This vignette describes the methodology implemented by the current causalBKMR package. The deployed API lives in the active R/ files:

Archived code under R/old/ is not used in the vignettes or the current recommended workflow.

Problem Setup

We observe n subjects over T time points. At each time point, each subject has:

  • p mixture exposure components.
  • Ldim time-varying covariates.
  • optional baseline covariates.
  • an outcome Y measured after the exposure and covariate history.

The user supplies three objects:

Object Shape Meaning
Y length n Continuous or binary outcome
Z n x (p * T) Mixture exposures ordered by time
X n x (Ldim * T + B) Time-varying covariates first, baseline covariates last

prepare_gbkmr_data() converts those objects into a wide data frame with columns such as logM1_0, logM2_0, waist_0, logM1_1, and Y.

prepared <- prepare_gbkmr_data(
  Y = Y,
  Z = Z,
  X = X,
  time_points = 3,
  mixture_components = 2,
  td_covariates = 1,
  baseline_covariates = 1,
  td_covariate_names = "waist"
)

detect_variable_patterns(prepared, T = 3)

Causal Estimand

The target estimand is the average causal effect comparing two full mixture trajectories:

ACE=E[Y(a*)]E[Y(a)]. ACE = E[Y(a^*)] - E[Y(a)].

By default, gbkmr_run() sets a to the 25th percentile and a* to the 75th percentile for every mixture component at every time point:

fit <- gbkmr_run(
  data = prepared,
  time_points = 3,
  a_probs = c(0.25, 0.75)
)

Users can supply explicit trajectories with a_vals and astar_vals. Those vectors must be named with the mixture column names in the prepared data.

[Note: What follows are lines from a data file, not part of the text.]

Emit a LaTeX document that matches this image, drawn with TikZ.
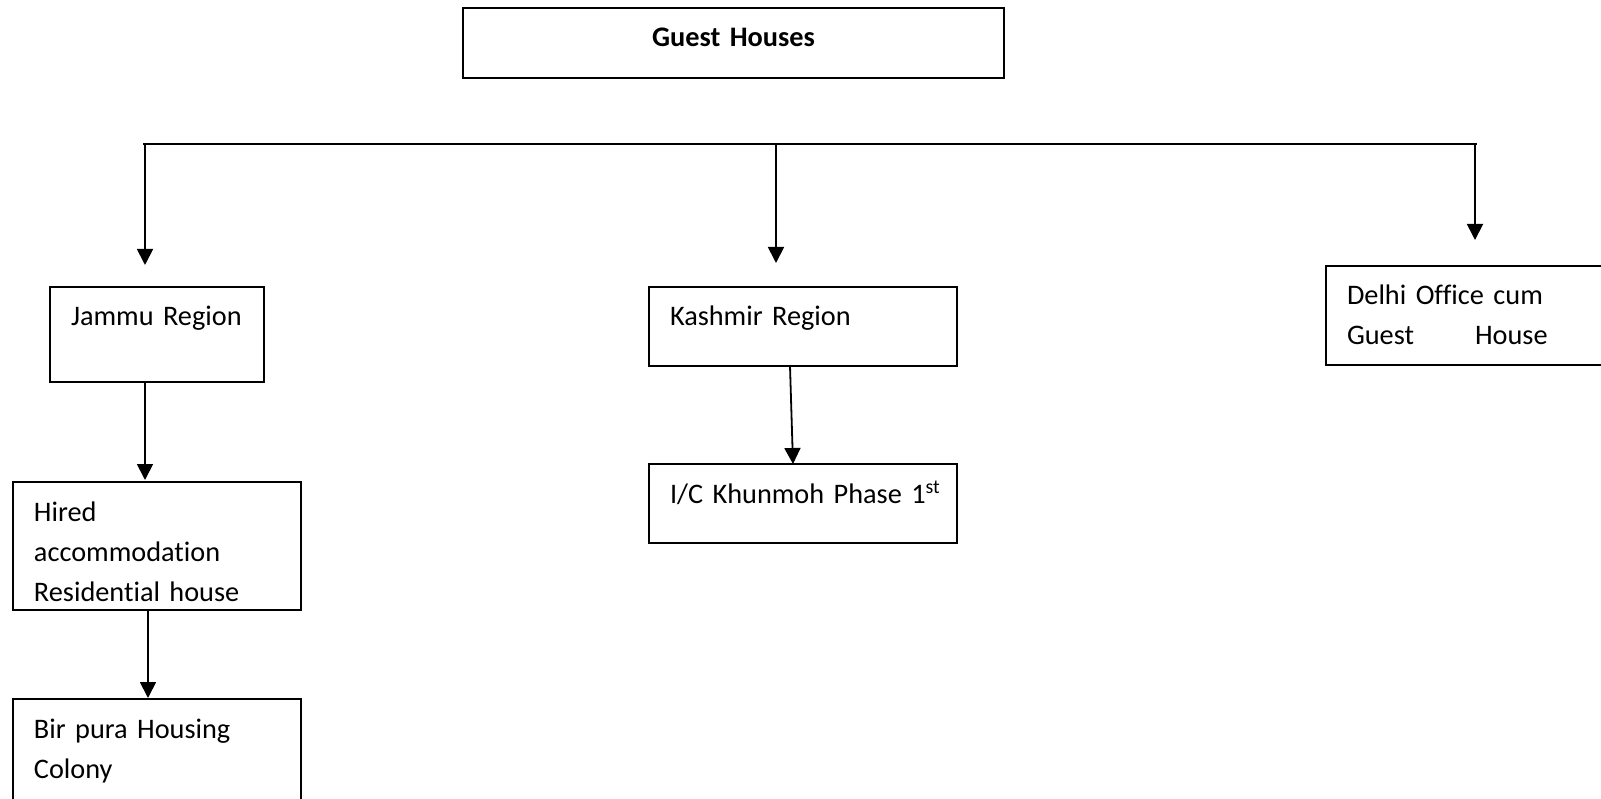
\documentclass[tikz,border=0pt]{standalone}
\usepackage{fontspec}
\setmainfont{Carlito}[Ligatures={NoCommon}]
\usetikzlibrary{arrows.meta}

\newcommand{\boxfont}{\fontsize{28.3}{40}\selectfont}

\tikzset{
  gbox/.style={draw, line width=1.8pt, anchor=north west, outer sep=0pt,
    inner xsep=21pt, inner ysep=0pt, align=left, text height=39pt, font=\boxfont},
  garrow/.style={line width=1.8pt, -{Triangle[width=16pt,length=16pt]}}
}

\begin{document}
\begin{tikzpicture}[x=1pt, y=-1pt]
    \useasboundingbox (0,0) rectangle (1601,799);
    \clip (0,0) rectangle (1601,799);
    % boxes
    \node[gbox, align=center, text width=499pt, text depth=31pt, font=\boxfont\bfseries] (guest) at (463,8) {Guest Houses};
    \node[gbox, text width=172pt, text depth=56pt] (jammu) at (50,287) {Jammu Region};
    \node[gbox, text width=266pt, text depth=40pt] (kashmir) at (649,287) {Kashmir Region};
    \node[gbox, text width=258pt, text depth=60pt] (delhi) at (1326,266) {Delhi Office cum\\Guest\hspace{61pt}House};
    \node[gbox, text width=246pt, text depth=89pt] (hired) at (13,482) {Hired\\accommodation\\Residential house};
    \node[gbox, text width=246pt, text depth=158pt] (birpura) at (13,699) {Bir pura Housing\\Colony};
    \node[gbox, text width=266pt, text depth=40pt] (khunmoh) at (649,464) {\mbox{I/C Khunmoh Phase 1\textsuperscript{st}}};
    % bus line
    \coordinate (busL) at (143,144);
    \coordinate (busR) at (1477,144);
    \coordinate (colJ) at (145,144);
    \coordinate (colK) at (776,144);
    \coordinate (colD) at (1475,144);
    \coordinate (colH) at (148,0);
    \draw[line width=1.8pt] (busL) -- (busR);
    % arrows
    \draw[garrow, shorten >=22pt] (colJ) -- (colJ |- jammu.north);
    \draw[garrow, shorten >=24pt] (colK) -- (colK |- kashmir.north);
    \draw[garrow, shorten >=26pt] (colD) -- (colD |- delhi.north);
    \draw[garrow, shorten >=2pt] (colJ |- jammu.south) -- (colJ |- hired.north);
    \draw[garrow, shorten >=1pt] (colH |- hired.south) -- (colH |- birpura.north);
    \draw[garrow] ([xshift=141pt]kashmir.south west) -- ([xshift=144pt]khunmoh.north west);
\end{tikzpicture}
\end{document}
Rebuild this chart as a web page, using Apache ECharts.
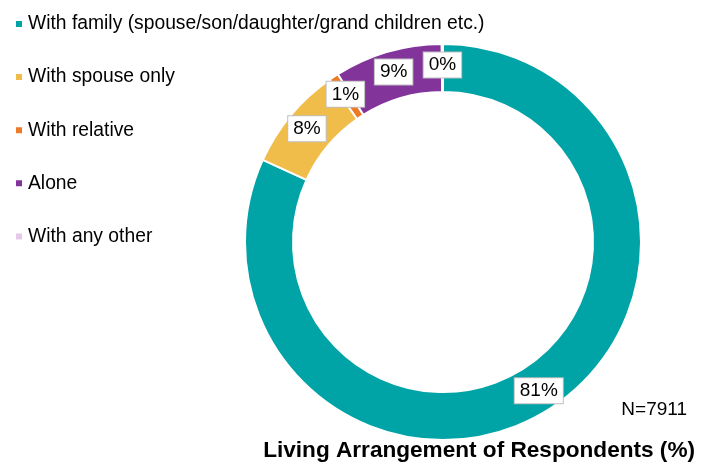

exposure_names <- grep("^logM\\d+_\\d+$", names(prepared), value = TRUE)

a_vals <- setNames(rep(0.5, length(exposure_names)), exposure_names)
astar_vals <- setNames(rep(1.5, length(exposure_names)), exposure_names)

fit_custom <- gbkmr_run(
  data = prepared,
  time_points = 3,
  a_vals = a_vals,
  astar_vals = astar_vals
)

Model Sequence

The current gbkmr_run() implementation follows this sequence:

  1. Detect mixture, time-varying, baseline, and outcome columns.
  2. Fit mediator models for time-varying covariates after baseline.
  3. Fit the outcome model.
  4. Simulate counterfactual covariate histories under a and a*.
  5. Predict counterfactual outcomes.
  6. Return posterior summaries of Y(a*) - Y(a).

For continuous outcomes, the result is on the outcome scale. For binary outcomes, the result is a risk difference.

BKMR Engines

gbkmr_run() can use two engines:

Engine Function Use case
bkmr bkmr::kmbayes() Default engine; supports continuous and binary outcomes
fastbkmr fbkmr::skmbayes() Optional large-sample engine for continuous outcomes

With engine = "auto", the package uses fastbkmr only for large continuous-outcome analyses when fbkmr is installed. Otherwise it uses standard bkmr.

Version 1 support note:

Outcome Time-dependent confounder L engine = "bkmr" engine = "fastbkmr"
continuous all continuous Supported: Gaussian models throughout Supported: Gaussian models throughout
binary all continuous Supported: probit outcome model Not supported; hard error
continuous any binary Runs with warning: binary L is fit and sampled as Gaussian Runs with warning: binary L is fit and sampled as Gaussian
binary any binary Runs with warning: probit outcome plus Gaussian L models Not supported; hard error

In this table, binary means a 0/1 outcome or a 0/1 time-dependent confounder. Mixture exposures can remain continuous. The current public fbkmr::skmbayes() path is Gaussian-only; generalized/logistic fastBKMR work is not part of the installed fbkmr package used here.

Assumptions

The causal interpretation depends on standard longitudinal g-formula conditions:

  • consistency of the observed outcome under the observed exposure history;
  • sequential exchangeability after conditioning on measured history;
  • positivity for the intervention trajectories;
  • correct enough model specification for the fitted BKMR mediator and outcome models.

The flexible kernel helps with nonlinear and interactive exposure response, but it does not remove the need for measured confounding control and realistic intervention values.

Practical Limits

  • Baseline covariates enter as linear terms rather than kernel modifiers.
  • Time-varying covariates are modeled as Gaussian mediator responses in the current implementation.
  • Binary outcomes are supported only by the standard bkmr engine.
  • Explicit a_vals and astar_vals should stay within observed support unless extrapolation is scientifically justified.